List of People With Epilepsy - Retrospective Diagnosis

Retrospective Diagnosis

The following people were not diagnosed with epilepsy during their lifetime. A retrospective diagnosis is speculative and, as detailed below, can be wrong.

Name Life Comments Reference
Socrates 470–399 BC Ancient Greek philosopher. It is speculated that his daimonion was a simple partial seizure and that he had temporal lobe epilepsy.
Julius Caesar 100–44 BC Roman military and political leader. He had four documented episodes of what were probably complex partial seizures. He may additionally have had absence seizures in his youth. There is family history of epilepsy amongst his ancestors and descendants. The earliest accounts of these seizures were made by the biographer Suetonius who was born after Caesar's death.
Elizabeth Monroe 1768–1830 The wife of James Monroe, fifth President of the United States. Some historians believe her illness was epilepsy.

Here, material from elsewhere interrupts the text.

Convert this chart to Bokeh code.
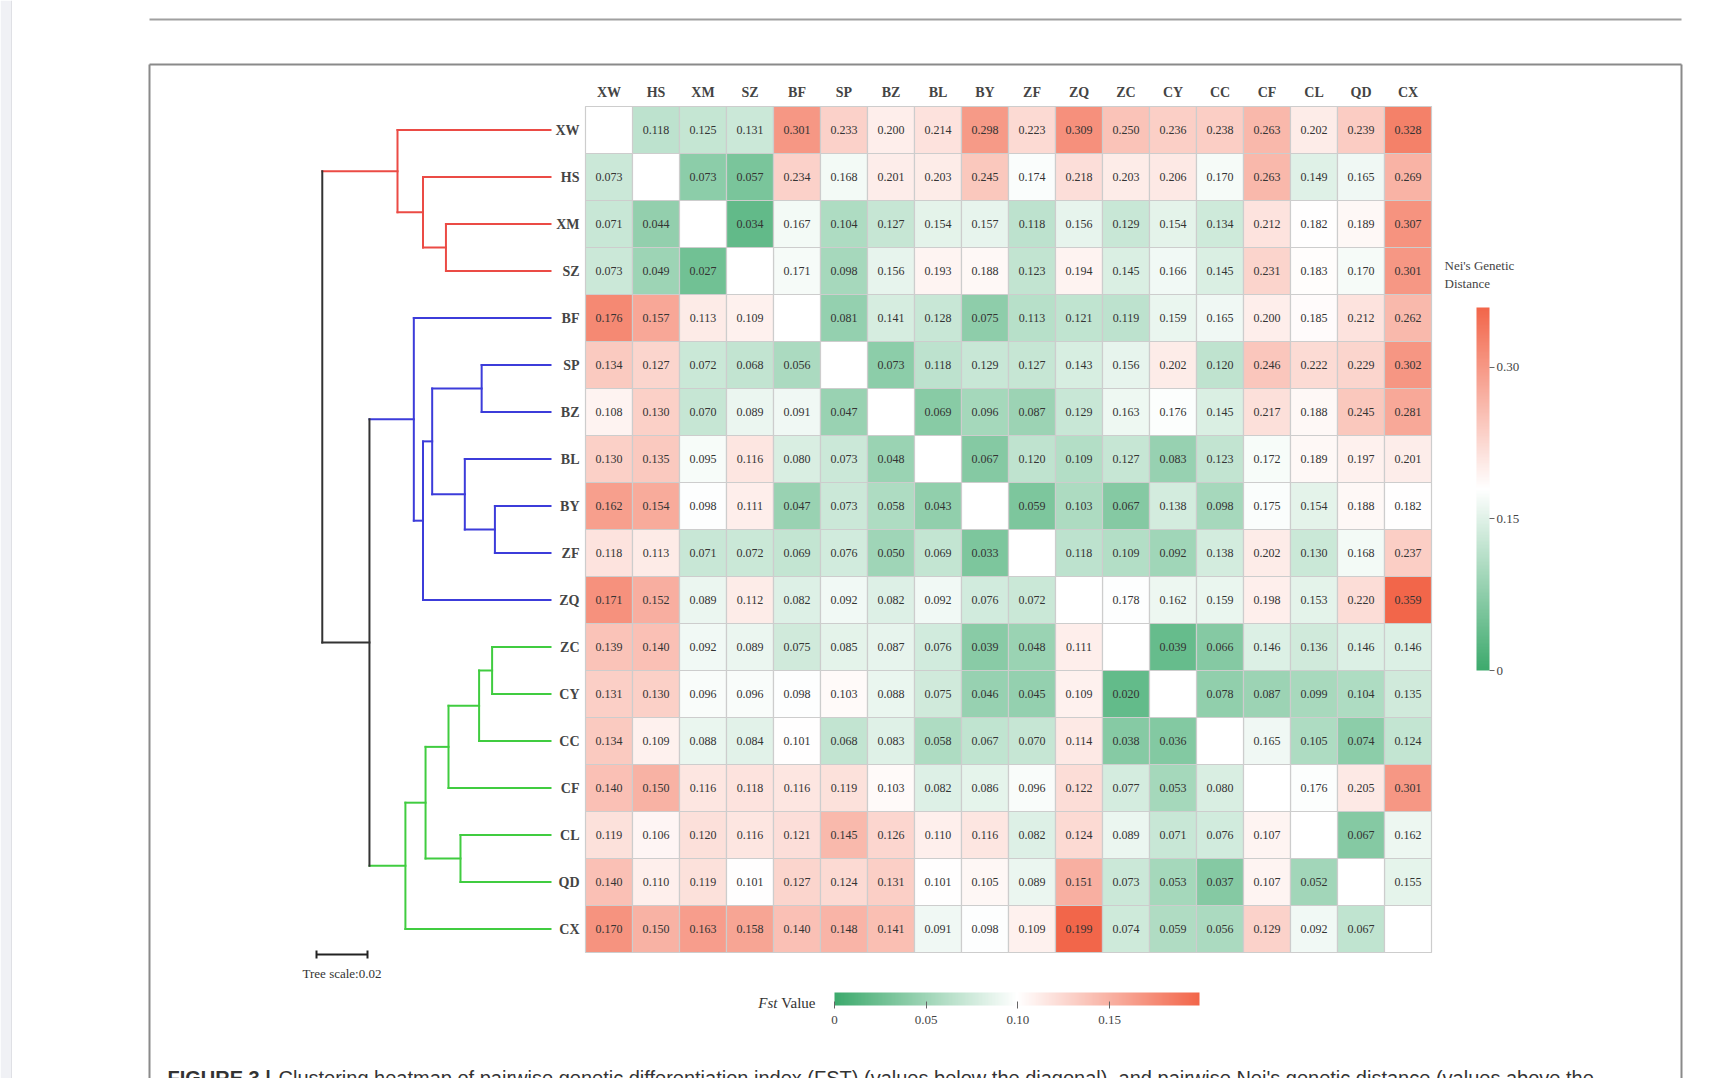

She is reported to have been prone to convulsions and was once seriously burnt after falling into a fireplace.
Napoleon I of France 1769–1821 French military leader and emperor. A paper by William Osler in 1903 stated, "The slow pulse of Napoleon rests upon tradition; it has been suggested that his epilepsy and attacks of apathy may have been associated features in a chronic form of Stokes-Adams disease", which implies the seizures were not epileptic in origin. However, in 2003, John Hughes concluded that Napoleon had both psychogenic attacks due to stress and epileptic seizures due to chronic uremia from a severe urethral stricture caused by gonorrhea.
Harriet Tubman 1820-22 – 1913 An African-American abolitionist. Developed what was probably epilepsy as a result of a head injury.
George Gershwin 1898–1937 American composer. The first symptoms of his glioblastoma multiforme tumor were probably olfactory-uncinate simple partial seizures. He noticed the smell of burnt rubber at the same time as dizziness or, occasionally, brief blackouts. His condition deteriorated and he died six months later, despite surgery to remove the tumor.
Philip K. Dick 1928–1982 A science fiction writer. One biographer suggests temporal lobe epilepsy as a possible cause of his visions, but also regards such speculation as futile and unverifiable.